▸ **STATED GOAL**: Copy exactly the lines from the start of the material through the line with "ax.plot(x, monthly, color=navy, lw=2.2)". Pictures stay out of the copy.

⟨

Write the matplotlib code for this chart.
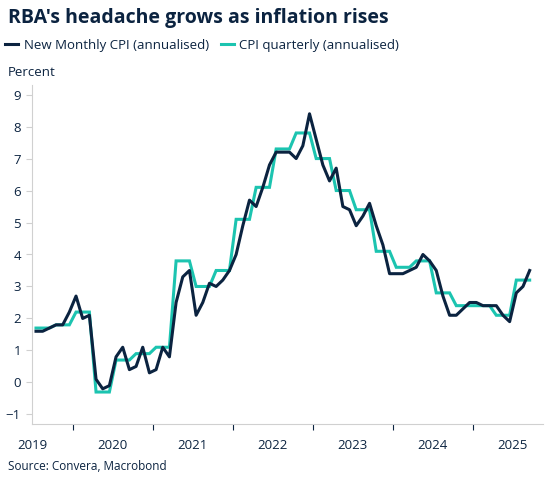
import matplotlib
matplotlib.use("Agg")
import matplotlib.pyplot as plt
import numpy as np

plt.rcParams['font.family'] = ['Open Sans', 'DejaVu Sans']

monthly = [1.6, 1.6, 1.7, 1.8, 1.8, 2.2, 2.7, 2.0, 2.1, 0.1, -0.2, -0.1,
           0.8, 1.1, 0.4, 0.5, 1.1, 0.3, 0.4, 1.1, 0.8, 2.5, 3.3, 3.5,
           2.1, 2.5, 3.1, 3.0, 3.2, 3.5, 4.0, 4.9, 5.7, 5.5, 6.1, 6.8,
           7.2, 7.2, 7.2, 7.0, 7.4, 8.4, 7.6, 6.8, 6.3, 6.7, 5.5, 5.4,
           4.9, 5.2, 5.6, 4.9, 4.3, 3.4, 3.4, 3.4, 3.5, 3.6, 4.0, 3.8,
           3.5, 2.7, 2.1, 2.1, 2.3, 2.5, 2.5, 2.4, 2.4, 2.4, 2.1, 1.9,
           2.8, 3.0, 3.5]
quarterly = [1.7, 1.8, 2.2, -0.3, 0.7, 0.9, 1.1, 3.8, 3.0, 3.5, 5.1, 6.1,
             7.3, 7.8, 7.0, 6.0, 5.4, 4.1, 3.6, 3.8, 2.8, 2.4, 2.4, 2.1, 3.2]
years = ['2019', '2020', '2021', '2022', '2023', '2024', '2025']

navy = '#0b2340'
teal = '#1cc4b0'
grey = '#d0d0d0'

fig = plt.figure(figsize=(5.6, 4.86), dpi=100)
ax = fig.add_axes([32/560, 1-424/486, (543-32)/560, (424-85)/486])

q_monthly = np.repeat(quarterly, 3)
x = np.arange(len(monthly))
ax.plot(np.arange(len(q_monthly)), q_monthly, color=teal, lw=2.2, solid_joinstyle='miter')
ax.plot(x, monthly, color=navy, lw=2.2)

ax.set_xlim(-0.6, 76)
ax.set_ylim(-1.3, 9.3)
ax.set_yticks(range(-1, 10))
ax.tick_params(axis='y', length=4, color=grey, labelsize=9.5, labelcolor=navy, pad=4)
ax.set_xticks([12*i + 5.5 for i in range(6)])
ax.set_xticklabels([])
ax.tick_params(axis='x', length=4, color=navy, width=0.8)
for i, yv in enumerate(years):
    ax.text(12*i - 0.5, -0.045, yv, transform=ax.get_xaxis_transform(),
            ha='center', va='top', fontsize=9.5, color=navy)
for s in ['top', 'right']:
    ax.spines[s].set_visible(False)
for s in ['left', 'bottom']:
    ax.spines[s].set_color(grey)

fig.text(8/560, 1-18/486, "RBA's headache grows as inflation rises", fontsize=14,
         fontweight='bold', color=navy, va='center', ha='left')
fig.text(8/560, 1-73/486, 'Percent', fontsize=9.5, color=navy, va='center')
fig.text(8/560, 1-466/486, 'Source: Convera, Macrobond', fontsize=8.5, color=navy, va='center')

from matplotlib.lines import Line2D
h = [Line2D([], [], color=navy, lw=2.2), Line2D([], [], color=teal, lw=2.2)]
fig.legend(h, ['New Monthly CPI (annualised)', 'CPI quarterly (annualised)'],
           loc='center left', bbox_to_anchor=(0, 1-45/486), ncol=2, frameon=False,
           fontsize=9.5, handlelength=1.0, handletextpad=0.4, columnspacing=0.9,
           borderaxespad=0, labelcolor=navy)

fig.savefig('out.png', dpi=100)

⟩

▸ **TASK SOLUTION**:
Write the matplotlib code for this chart.
import matplotlib
matplotlib.use("Agg")
import matplotlib.pyplot as plt
import numpy as np

plt.rcParams['font.family'] = ['Open Sans', 'DejaVu Sans']

monthly = [1.6, 1.6, 1.7, 1.8, 1.8, 2.2, 2.7, 2.0, 2.1, 0.1, -0.2, -0.1,
           0.8, 1.1, 0.4, 0.5, 1.1, 0.3, 0.4, 1.1, 0.8, 2.5, 3.3, 3.5,
           2.1, 2.5, 3.1, 3.0, 3.2, 3.5, 4.0, 4.9, 5.7, 5.5, 6.1, 6.8,
           7.2, 7.2, 7.2, 7.0, 7.4, 8.4, 7.6, 6.8, 6.3, 6.7, 5.5, 5.4,
           4.9, 5.2, 5.6, 4.9, 4.3, 3.4, 3.4, 3.4, 3.5, 3.6, 4.0, 3.8,
           3.5, 2.7, 2.1, 2.1, 2.3, 2.5, 2.5, 2.4, 2.4, 2.4, 2.1, 1.9,
           2.8, 3.0, 3.5]
quarterly = [1.7, 1.8, 2.2, -0.3, 0.7, 0.9, 1.1, 3.8, 3.0, 3.5, 5.1, 6.1,
             7.3, 7.8, 7.0, 6.0, 5.4, 4.1, 3.6, 3.8, 2.8, 2.4, 2.4, 2.1, 3.2]
years = ['2019', '2020', '2021', '2022', '2023', '2024', '2025']

navy = '#0b2340'
teal = '#1cc4b0'
grey = '#d0d0d0'

fig = plt.figure(figsize=(5.6, 4.86), dpi=100)
ax = fig.add_axes([32/560, 1-424/486, (543-32)/560, (424-85)/486])

q_monthly = np.repeat(quarterly, 3)
x = np.arange(len(monthly))
ax.plot(np.arange(len(q_monthly)), q_monthly, color=teal, lw=2.2, solid_joinstyle='miter')
ax.plot(x, monthly, color=navy, lw=2.2)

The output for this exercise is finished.